THE wife of the world's latest Nobel Peace Prize winner is expected to visit him in prison today and finally give him the news of his award.

Police kept reporters away from the prison where democracy campaigner Liu Xiaobo is serving an 11-year sentence for subversion, and the mobile phone of his wife, Liu Xia, was cut off.

The Communist government continues to censor reports about Liu's award. But one of Liu Xiaobo's brothers, Liu Xiaoxuan, said the prison meeting would be today.

There was no word from Liu Xiaobo or his wife, who had been in police custody. "She's disappeared. We're all worried about them," Liu's lawyer Shang Baojun said yesterday.

Chinese authorities, who called Liu a criminal shortly after his award on Friday and said his winning "desecrates the prize", sank yesterday into official silence. Chinese premier Wen Jiabao didn't answer a question about the prize that was submitted on Friday for a news conference in Turkey with that country's premier.

Only the state-run Global Times newspaper spoke out yesterday. An editorial in its Chinese-language edition called the award "an arrogant showcase of Western ideology" and said it disrespected the Chinese people.

But one Chinese newspaper cartoonist, Kuang Biao, posted an image on his blog on Friday of a Nobel prize medal behind bars. Another well-known blogger, Ran Yunfei, wrote yesterday: "In an era in which the internet is gradually making information available to everyone, trying to hide from any Chinese the news that Liu Xiaobo has won the Nobel Peace Prize is hopelessly stupid behaviour - the more one tries to hide it, the more obvious it becomes."

Some of China's most prominent activist lawyers said yesterday they were being harassed by police as they took advantage of the peace prize to try to reconcile differences among themselves. Lawyers Pu Zhiqiang, Jiang Tianyong and others said they were not allowed to leave their homes.
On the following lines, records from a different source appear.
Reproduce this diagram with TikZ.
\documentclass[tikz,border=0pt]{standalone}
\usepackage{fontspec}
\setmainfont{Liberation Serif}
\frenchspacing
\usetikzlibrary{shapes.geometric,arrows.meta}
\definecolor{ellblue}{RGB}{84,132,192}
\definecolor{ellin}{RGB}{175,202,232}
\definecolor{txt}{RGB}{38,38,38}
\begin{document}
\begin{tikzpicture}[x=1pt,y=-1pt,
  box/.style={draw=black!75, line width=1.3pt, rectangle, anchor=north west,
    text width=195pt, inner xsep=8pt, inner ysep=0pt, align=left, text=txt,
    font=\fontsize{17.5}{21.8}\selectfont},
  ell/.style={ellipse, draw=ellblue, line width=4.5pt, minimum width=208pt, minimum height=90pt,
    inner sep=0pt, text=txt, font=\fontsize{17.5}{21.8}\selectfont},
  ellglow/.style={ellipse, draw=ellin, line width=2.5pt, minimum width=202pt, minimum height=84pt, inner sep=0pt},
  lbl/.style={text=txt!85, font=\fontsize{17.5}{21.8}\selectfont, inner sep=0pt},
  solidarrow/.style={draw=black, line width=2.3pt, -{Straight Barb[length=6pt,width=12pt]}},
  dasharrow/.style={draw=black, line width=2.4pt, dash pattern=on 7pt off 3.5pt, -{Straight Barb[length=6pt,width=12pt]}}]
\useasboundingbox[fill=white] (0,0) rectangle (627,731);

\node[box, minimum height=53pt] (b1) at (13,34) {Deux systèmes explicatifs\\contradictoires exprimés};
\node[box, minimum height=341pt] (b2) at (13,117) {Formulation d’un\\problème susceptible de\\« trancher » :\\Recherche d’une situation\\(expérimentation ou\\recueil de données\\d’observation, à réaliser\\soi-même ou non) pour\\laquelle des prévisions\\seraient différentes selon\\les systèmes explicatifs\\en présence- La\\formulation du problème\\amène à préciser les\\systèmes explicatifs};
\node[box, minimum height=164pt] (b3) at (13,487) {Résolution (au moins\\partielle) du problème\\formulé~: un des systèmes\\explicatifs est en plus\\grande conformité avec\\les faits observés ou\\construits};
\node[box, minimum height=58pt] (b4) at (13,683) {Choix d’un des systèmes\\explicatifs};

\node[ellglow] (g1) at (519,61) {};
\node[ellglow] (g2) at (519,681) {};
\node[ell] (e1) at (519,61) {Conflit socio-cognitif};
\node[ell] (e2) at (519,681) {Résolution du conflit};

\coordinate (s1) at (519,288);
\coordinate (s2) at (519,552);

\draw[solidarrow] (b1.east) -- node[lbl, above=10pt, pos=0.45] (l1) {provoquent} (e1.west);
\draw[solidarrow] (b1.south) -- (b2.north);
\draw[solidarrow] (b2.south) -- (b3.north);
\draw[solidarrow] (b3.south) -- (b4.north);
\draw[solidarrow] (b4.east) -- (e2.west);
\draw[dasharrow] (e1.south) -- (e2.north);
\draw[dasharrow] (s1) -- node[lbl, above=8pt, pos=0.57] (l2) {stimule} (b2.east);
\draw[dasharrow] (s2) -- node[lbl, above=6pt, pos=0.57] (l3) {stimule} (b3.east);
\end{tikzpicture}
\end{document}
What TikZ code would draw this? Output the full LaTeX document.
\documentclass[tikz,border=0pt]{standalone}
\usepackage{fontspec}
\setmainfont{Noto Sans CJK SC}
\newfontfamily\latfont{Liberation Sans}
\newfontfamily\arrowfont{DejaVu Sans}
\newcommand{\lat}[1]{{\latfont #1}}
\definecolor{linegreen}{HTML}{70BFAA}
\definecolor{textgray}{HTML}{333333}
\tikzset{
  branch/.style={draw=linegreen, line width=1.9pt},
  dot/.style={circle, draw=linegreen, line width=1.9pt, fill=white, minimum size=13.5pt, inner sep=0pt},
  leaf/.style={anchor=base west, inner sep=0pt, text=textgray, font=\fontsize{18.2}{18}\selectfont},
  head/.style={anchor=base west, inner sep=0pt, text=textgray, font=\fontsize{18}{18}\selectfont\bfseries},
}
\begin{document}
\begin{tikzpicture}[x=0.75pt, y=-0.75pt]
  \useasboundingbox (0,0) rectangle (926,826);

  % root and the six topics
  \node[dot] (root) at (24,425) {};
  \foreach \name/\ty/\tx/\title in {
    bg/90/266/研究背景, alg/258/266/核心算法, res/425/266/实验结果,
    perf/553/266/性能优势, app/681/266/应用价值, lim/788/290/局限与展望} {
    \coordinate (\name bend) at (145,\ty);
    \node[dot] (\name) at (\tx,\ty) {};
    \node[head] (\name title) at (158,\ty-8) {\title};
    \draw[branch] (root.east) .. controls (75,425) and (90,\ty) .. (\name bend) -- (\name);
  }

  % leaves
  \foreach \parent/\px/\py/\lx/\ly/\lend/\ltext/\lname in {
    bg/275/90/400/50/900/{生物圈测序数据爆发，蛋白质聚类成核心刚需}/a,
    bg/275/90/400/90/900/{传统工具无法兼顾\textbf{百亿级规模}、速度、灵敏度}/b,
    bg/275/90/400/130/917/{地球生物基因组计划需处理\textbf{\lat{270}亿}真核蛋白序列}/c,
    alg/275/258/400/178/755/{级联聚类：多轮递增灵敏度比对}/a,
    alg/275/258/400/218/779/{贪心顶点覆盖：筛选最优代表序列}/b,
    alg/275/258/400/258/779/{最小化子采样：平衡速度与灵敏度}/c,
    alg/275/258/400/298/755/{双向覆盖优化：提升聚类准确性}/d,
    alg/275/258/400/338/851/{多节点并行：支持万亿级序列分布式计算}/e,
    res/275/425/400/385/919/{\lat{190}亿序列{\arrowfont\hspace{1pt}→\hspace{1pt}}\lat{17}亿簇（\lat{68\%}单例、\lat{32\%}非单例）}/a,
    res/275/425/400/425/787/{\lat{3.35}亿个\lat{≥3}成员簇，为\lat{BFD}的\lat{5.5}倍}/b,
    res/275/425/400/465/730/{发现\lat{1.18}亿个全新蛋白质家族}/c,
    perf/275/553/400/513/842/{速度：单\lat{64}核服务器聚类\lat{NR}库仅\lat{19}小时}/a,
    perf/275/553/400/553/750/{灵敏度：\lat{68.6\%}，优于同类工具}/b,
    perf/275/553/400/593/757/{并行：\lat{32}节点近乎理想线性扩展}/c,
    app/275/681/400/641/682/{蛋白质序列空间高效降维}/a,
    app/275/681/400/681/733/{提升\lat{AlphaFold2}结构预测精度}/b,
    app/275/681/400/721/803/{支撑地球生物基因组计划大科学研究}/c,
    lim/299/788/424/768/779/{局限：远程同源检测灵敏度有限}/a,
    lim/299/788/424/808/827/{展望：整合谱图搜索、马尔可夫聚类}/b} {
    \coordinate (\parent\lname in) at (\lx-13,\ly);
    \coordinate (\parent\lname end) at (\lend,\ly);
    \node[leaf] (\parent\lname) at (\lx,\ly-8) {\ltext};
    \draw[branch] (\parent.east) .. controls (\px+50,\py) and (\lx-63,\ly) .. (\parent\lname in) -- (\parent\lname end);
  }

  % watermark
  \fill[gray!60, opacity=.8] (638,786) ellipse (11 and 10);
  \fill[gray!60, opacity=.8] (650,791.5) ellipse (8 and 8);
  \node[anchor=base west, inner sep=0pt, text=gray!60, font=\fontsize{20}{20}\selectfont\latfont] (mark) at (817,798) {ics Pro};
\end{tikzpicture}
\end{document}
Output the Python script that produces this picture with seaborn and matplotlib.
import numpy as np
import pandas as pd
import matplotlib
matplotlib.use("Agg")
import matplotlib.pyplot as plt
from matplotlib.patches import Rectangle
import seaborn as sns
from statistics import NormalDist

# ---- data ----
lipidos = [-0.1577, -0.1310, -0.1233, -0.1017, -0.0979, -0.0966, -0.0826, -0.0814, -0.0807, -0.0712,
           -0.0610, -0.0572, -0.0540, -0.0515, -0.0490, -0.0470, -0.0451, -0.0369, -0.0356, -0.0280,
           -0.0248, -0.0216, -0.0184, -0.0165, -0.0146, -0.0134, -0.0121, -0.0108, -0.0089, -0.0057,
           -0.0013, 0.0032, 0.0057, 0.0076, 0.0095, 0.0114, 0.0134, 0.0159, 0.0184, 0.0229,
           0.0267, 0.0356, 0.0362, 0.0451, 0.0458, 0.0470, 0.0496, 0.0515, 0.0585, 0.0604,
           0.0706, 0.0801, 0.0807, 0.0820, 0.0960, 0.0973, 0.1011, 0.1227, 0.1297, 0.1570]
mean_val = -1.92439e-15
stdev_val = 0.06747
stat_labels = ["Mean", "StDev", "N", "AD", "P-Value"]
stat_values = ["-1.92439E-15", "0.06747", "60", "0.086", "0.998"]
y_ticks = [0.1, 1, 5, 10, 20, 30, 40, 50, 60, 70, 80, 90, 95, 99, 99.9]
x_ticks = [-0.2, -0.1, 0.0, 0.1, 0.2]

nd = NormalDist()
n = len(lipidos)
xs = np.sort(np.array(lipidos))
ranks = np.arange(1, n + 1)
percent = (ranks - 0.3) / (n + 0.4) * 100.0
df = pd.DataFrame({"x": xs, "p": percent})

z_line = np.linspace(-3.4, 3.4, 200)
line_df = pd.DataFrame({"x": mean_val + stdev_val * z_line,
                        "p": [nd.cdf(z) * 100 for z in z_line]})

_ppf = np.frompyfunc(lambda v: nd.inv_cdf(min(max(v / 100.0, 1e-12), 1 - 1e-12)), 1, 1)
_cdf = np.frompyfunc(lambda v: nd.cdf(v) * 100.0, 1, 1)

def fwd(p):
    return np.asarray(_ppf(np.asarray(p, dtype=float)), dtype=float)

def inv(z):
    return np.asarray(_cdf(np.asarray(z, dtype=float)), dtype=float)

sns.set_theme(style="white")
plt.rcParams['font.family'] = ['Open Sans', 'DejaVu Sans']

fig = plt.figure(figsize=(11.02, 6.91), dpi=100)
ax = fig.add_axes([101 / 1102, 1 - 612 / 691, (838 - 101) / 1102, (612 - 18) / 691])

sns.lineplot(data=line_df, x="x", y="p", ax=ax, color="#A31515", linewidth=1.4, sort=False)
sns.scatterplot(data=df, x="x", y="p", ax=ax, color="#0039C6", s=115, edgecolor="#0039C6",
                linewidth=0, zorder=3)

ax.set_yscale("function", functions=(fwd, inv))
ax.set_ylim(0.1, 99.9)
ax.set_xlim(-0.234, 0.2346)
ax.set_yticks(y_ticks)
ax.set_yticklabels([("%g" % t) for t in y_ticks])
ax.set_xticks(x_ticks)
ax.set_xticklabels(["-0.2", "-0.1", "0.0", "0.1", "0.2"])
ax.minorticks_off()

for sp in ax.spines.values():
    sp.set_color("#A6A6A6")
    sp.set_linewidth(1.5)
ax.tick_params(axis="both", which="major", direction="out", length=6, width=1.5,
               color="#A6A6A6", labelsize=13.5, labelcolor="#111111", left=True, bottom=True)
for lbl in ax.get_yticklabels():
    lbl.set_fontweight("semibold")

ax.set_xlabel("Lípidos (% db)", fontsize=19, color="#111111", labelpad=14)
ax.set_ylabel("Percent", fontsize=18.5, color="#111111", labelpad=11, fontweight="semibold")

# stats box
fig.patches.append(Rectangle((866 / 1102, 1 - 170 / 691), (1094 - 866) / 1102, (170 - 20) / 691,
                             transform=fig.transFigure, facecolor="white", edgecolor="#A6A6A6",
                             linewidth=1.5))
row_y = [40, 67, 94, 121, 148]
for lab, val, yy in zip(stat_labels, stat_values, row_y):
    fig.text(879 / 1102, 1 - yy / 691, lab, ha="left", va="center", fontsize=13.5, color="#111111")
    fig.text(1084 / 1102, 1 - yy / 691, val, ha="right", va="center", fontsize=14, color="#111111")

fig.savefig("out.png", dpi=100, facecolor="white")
"The government doesn't know how to react to the news of Liu Xiaobo winning the Nobel prize," Pu said. "They are nervous, fearful and are acting chaotically."

Another Chinese group wrote an open letter to police protesting the detention of other activists who tried to celebrate the peace prize on Friday but said they were too scared to turn in the letter.

In naming Liu, the Norwegian-based Nobel committee honoured his more than two decades of advocacy for human rights and peaceful democratic change - from the Tiananmen Square demonstrations in 1989 to a manifesto for political reform that he co-authored in 2008 and which led to his latest jail term.

President Barack Obama, last year's peace prize winner, has called for Liu's immediate release.

Liu's wife's freedom has been compromised since the eve of the Nobel announcement, when she said police tried to force her to leave Beijing, offering her a prison visit with Liu in return.

She had planned to hold a news conference on Friday, but police would not let her leave her apartment.